Austin, we have a problem—actually a lot of problems—with the DPS. You may remember when then-Rep. Tom DeLay diverted state troopers from their normal pursuit of serial killers to hunt down Democratic legislators who had fled to Oklahoma, New Mexico and elsewhere to break a quorum during DeLay’s Congressional redistricting battle. In 2000, a Travis County grand jury indicted a crime lab analyst on charges of falsifying fingerprint reports and noted there appeared to be extensive management problems at DPS. Does this sound familiar? The next year FBI agents attempted to alert the DPS about a terrorism threat, but could not find their contact. They finally called Lt. Gov. David Dewhurst instead, who has absolutely nothing to do with terrorism.
Taxpayers are spending almost a million dollars ($950,000) for outside consultants to go in, study the chaos at the DPS and recommend strategies to get its act together. We can be sure implementing changes will cost even more, but maybe at least someone will read this report.

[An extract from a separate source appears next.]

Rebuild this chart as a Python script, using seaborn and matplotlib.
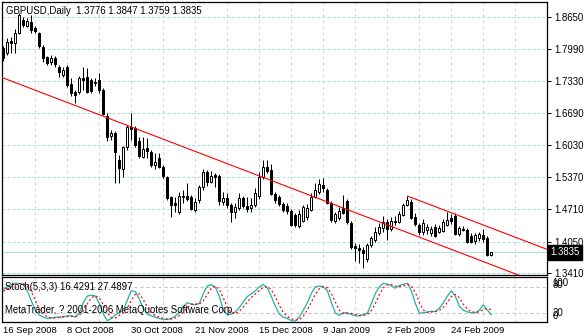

Our last great hope for security is our federal government. Certainly Houston’s stone-faced FBI agents and no-nonsense federal judges can protect us. They certainly guarded Houston from the nefarious dealings of Vanessa Leggett, an aspiring writer who was writing a book about a Houston murder case. She refused to hand her research notes over to the FBI and she spent a record (then) 168 days in federal prison. During that time there were three journalists in prison in the Western Hemisphere for doing their jobs. Two were in Cuba. The third was in Houston, Texas.
To be fair to our local feds, ineptitude must be an FBI requirement. Remember, this is the same federal agency that spent weeks, if not months, and no telling how many tax dollars snooping around bookstores in the Georgetown section of Washington investigating Monica Lewinski’s book purchases. At the same time, 9/11 terrorists were leaving clues at flying schools from Minnesota to Florida, and nobody in the FBI picked up on the plot.
It is all a matter of priority, but who guards the guards?